I love to read just about anything, as long as it's fiction. I read for me - that means I read what I want, when I want. My reviews tend to mostly be based on how I'm able to personally connect with the story/characters. They are not intended to influence someone to read, or not read, a particular book. I always encourage people to take a chance and make up your own mind.

 

Oh, and I love chocolate.

What Alice Forgot

What Alice Forgot - Liane Moriarty

I loved the idea behind this book. Waking up to suddenly forgetting 10 years of your life? 

 

There was much I liked about the book - I liked the characters and the direction of the plot. I liked the way the author pulled me along, trying to figure out what was a real memory and what was not. I liked the subtle things that weren't so subtle,

such as when Alice had a memory that she thought was of Nick but it turned out to be of her friend's husband. To me that was a way of proving that we often let our lives get way too tangled with the lives of those around us.

(show spoiler)

I liked how the children were reacting to the situation. I liked how Alice seemed so different during the time when she didn't have her memory than she was of the person she had become in those 10 years.

 

I struggled with the format of this book. I didn't really care for the parts that contained letters written by Alice's sister and grandmother.
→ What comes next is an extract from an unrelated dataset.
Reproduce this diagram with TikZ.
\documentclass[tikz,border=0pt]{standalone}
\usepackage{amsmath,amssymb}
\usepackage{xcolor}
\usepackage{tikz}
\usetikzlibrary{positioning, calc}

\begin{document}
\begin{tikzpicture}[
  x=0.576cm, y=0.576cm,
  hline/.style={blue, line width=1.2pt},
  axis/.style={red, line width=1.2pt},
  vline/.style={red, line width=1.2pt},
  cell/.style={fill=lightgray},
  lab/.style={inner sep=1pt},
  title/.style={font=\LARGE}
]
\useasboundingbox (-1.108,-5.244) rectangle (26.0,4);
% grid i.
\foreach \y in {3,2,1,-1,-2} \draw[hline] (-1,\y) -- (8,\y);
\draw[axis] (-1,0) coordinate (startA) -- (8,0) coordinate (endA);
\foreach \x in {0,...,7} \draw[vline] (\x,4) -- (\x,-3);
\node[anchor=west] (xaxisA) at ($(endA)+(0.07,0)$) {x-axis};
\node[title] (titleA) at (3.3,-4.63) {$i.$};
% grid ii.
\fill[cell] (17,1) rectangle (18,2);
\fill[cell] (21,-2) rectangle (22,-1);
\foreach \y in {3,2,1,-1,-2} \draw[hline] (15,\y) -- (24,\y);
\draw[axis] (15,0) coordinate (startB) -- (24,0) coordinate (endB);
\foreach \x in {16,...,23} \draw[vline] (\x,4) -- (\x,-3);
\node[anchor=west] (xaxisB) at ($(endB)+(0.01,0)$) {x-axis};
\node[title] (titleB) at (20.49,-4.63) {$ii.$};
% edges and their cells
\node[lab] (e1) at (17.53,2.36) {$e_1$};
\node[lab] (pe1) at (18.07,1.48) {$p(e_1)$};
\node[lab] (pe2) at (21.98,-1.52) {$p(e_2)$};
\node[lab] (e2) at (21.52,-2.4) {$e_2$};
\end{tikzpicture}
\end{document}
I understood how they connected, and I appreciated the back story they provided, but I wanted this story to be about Alice and her relationships. Maybe it was meant to show us that there are two sides to the story on why things turn sour, but if that's the case I would have rather heard Nick's side of the story. 

 

I also struggled with Elisabeth's story line. I'm an 'Infertile'. Having gone through several rounds of IVF and being successful only in the last round, I get it. Her story is actually told very well and I appreciate that - many people gloss over the difficulties and can't quite get the emotional side of it right. However I knew how her story would turn out, and I wish that I had been wrong.
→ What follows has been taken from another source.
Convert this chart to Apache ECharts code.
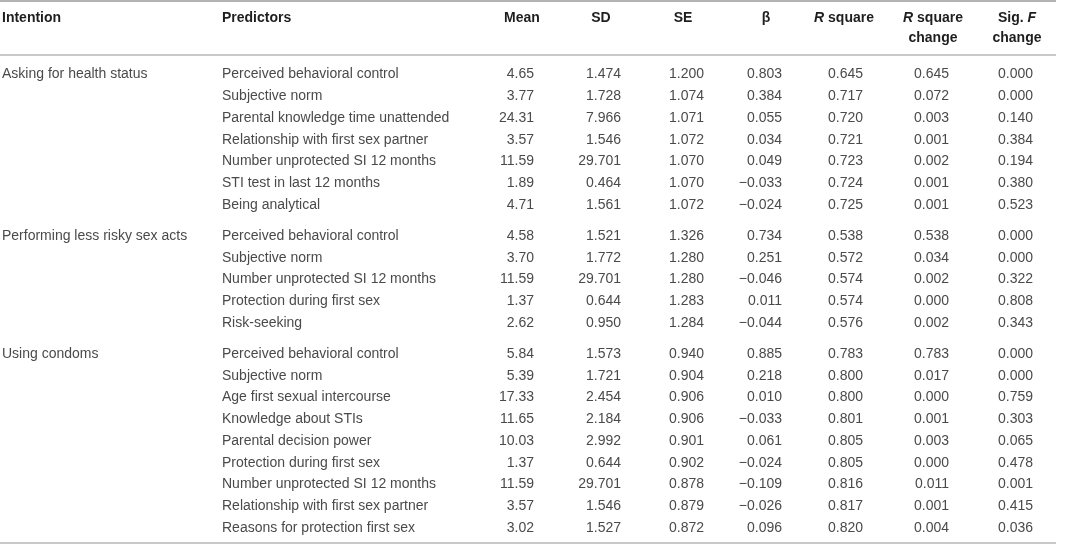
<!DOCTYPE html>
<html><head><meta charset="utf-8">
<script src="https://cdn.jsdelivr.net/npm/echarts@6/dist/echarts.min.js"></script>
<style>html,body{margin:0;padding:0;background:#fff}#chart{width:1091px;height:546px}</style>
</head><body><div id="chart"></div>
<script>
// ---------------- data ----------------
const intentions = ['Asking for health status', 'Performing less risky sex acts', 'Using condoms'];
const groupSizes = [7, 5, 9];
const predictors = [
  'Perceived behavioral control', 'Subjective norm', 'Parental knowledge time unattended',
  'Relationship with first sex partner', 'Number unprotected SI 12 months', 'STI test in last 12 months',
  'Being analytical',
  'Perceived behavioral control', 'Subjective norm', 'Number unprotected SI 12 months',
  'Protection during first sex', 'Risk-seeking',
  'Perceived behavioral control', 'Subjective norm', 'Age first sexual intercourse',
  'Knowledge about STIs', 'Parental decision power', 'Protection during first sex',
  'Number unprotected SI 12 months', 'Relationship with first sex partner', 'Reasons for protection first sex'
];
const mean = [4.65, 3.77, 24.31, 3.57, 11.59, 1.89, 4.71, 4.58, 3.70, 11.59, 1.37, 2.62, 5.84, 5.39, 17.33, 11.65, 10.03, 1.37, 11.59, 3.57, 3.02];
const sd = [1.474, 1.728, 7.966, 1.546, 29.701, 0.464, 1.561, 1.521, 1.772, 29.701, 0.644, 0.950, 1.573, 1.721, 2.454, 2.184, 2.992, 0.644, 29.701, 1.546, 1.527];
const se = [1.200, 1.074, 1.071, 1.072, 1.070, 1.070, 1.072, 1.326, 1.280, 1.280, 1.283, 1.284, 0.940, 0.904, 0.906, 0.906, 0.901, 0.902, 0.878, 0.879, 0.872];
const beta = [0.803, 0.384, 0.055, 0.034, 0.049, -0.033, -0.024, 0.734, 0.251, -0.046, 0.011, -0.044, 0.885, 0.218, 0.010, -0.033, 0.061, -0.024, -0.109, -0.026, 0.096];
const rSquare = [0.645, 0.717, 0.720, 0.721, 0.723, 0.724, 0.725, 0.538, 0.572, 0.574, 0.574, 0.576, 0.783, 0.800, 0.800, 0.801, 0.805, 0.805, 0.816, 0.817, 0.820];
const rSquareChange = [0.645, 0.072, 0.003, 0.001, 0.002, 0.001, 0.001, 0.538, 0.034, 0.002, 0.000, 0.002, 0.783, 0.017, 0.000, 0.001, 0.003, 0.000, 0.011, 0.001, 0.004];
const sigFChange = [0.000, 0.000, 0.140, 0.384, 0.194, 0.380, 0.523, 0.000, 0.000, 0.322, 0.808, 0.343, 0.000, 0.000, 0.759, 0.303, 0.065, 0.478, 0.001, 0.415, 0.036];
const headers = ['Intention', 'Predictors', 'Mean', 'SD', 'SE', 'β', '{i|R} square', '{i|R} square\nchange', 'Sig. {i|F}\nchange'];

// ---------------- layout (style only) ----------------
const FONT = '"Liberation Sans", Arial, Helvetica, sans-serif';
const GROUP_GAP = 0.425;          // extra row units between groups
const Y_MIN = -3.425, Y_MAX = 21.678;
const HEADER_Y1 = -2.6, HEADER_Y2 = -1.68;
const LINE_TOP = -3.37, LINE_HEAD = -0.90, LINE_BOTTOM = 21.55;
const TABLE_RIGHT = 1056;
const BODY_COLOR = '#4a4a4a', HEAD_COLOR = '#1e1e1e';
// column anchors in px along hidden x axis
const textCols = [2, 222];
const numRight = [534, 621, 704, 782, 863, 949, 1033];
const numHeadCenter = [522, 601, 683, 766, 844, 933, 1017];

// row positions from group sizes
const rowPos = [];
groupSizes.forEach((n, g) => {
  for (let k = 0; k < n; k++) { rowPos.push(rowPos.length + g * GROUP_GAP); }
});
const firstRowOfGroup = [];
let acc = 0;
groupSizes.forEach(n => { firstRowOfGroup.push(acc); acc += n; });

const fmt = (v, d) => (v < 0 ? '\u2212' : '') + Math.abs(v).toFixed(d);

function textSeries(name, cells, align, opts) {
  opts = opts || {};
  const color = opts.color || BODY_COLOR;
  return {
    type: 'custom', name, silent: true, coordinateSystem: 'cartesian2d',
    data: cells.map(c => [c.x, c.y]),
    renderItem: (params, api) => {
      const c = cells[params.dataIndex];
      const p = api.coord([api.value(0), api.value(1)]);
      return {
        type: 'text',
        style: {
          x: p[0], y: p[1], text: c.text,
          fill: color,
          font: (opts.weight || 'normal') + ' 14px ' + FONT,
          align: align, verticalAlign: 'middle',
          lineHeight: 20,
          rich: { i: { fontStyle: 'italic', fontWeight: 'bold', fontSize: 14, fontFamily: FONT, fill: color, lineHeight: 20 } }
        }
      };
    }
  };
}

const series = [];
series.push(textSeries('intention', intentions.map((t, g) => ({ x: textCols[0], y: rowPos[firstRowOfGroup[g]], text: t })), 'left'));
series.push(textSeries('predictors', predictors.map((t, i) => ({ x: textCols[1], y: rowPos[i], text: t })), 'left'));
const numCols = [[mean, 2], [sd, 3], [se, 3], [beta, 3], [rSquare, 3], [rSquareChange, 3], [sigFChange, 3]];
numCols.forEach(([arr, d], j) => {
  series.push(textSeries('col' + j, arr.map((v, i) => ({ x: numRight[j], y: rowPos[i], text: fmt(v, d) })), 'right'));
});
const headCells = headers.map((h, j) => {
  const twoLine = h.indexOf('\n') >= 0;
  const y = twoLine ? (HEADER_Y1 + HEADER_Y2) / 2 : HEADER_Y1;
  const x = j < 2 ? textCols[j] : numHeadCenter[j - 2];
  return { x, y, text: h, j };
});
series.push(textSeries('headLeft', headCells.filter(c => c.j < 2), 'left', { weight: 'bold', color: HEAD_COLOR }));
series.push(textSeries('headNum', headCells.filter(c => c.j >= 2), 'center', { weight: 'bold', color: HEAD_COLOR }));
const rule = (y, color, w) => [{ coord: [0, y], lineStyle: { color, width: w } }, { coord: [TABLE_RIGHT, y] }];
series.push({
  type: 'custom', name: 'rules', silent: true, data: [], renderItem: () => null,
  markLine: {
    silent: true, symbol: 'none', label: { show: false }, animation: false,
    lineStyle: { type: 'solid' },
    data: [rule(LINE_TOP, '#9a9a9a', 1.5), rule(LINE_HEAD, '#c8c8c8', 2), rule(LINE_BOTTOM, '#c8c8c8', 2)]
  }
});

const chart = echarts.init(document.getElementById('chart'), null, { renderer: 'canvas' });
chart.setOption({
  animation: false,
  backgroundColor: '#ffffff',
  grid: { left: 0, right: 0, top: 0, bottom: 0 },
  xAxis: { type: 'value', min: 0, max: 1091, show: false },
  yAxis: { type: 'value', min: Y_MIN, max: Y_MAX, inverse: true, show: false },
  series
});
</script></body></html>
Not because I didn't want her to have a baby. I did. But I didn't want it to come only after she had decided to 'give up'. For me that just feeds the misconception that if you stop trying too hard or wanting it so bad, then it will finally happen. I know she never really stopped worrying about the baby until she was born, but she had finally made a decision to move on and BAM - success.

(show spoiler)

 

For a moment I was worried about the ending. Not because I thought it wouldn't go where I thought it was, but because for a moment I felt as if Alice didn't learn anything from her bout with memory loss.
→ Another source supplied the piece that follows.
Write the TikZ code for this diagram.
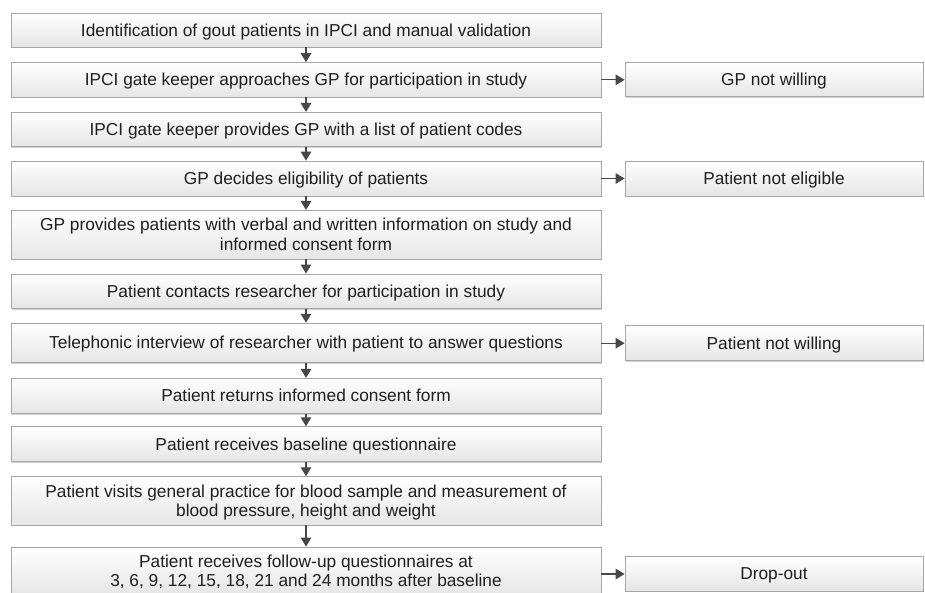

She saw things from such a mature light when her memory was gone, and it was painful for a moment when it seemed that she was just going to resort back to the old Alice. Sure there were comments of how she was 'lighter' with Madison and she stopped fighting her neighbor, but it still all seemed about her.

(show spoiler)

But then I got it. You might be able to forget 10 years of memory, but you are still the person those experiences turned you into. It's not easy to break away from that straight away.

 

Had the style of the book been more to my preference, this book would have been a 5 star book for me. I just didn't really like the format, and it took FOREVER until it seemed anything happened. I think it was almost 40% into the book before she even got out of the hospital (which was just an overnight stay). I get that the back story for this kind of novel had to be developed, but I would have rather it happened along with the story, rather than mostly before.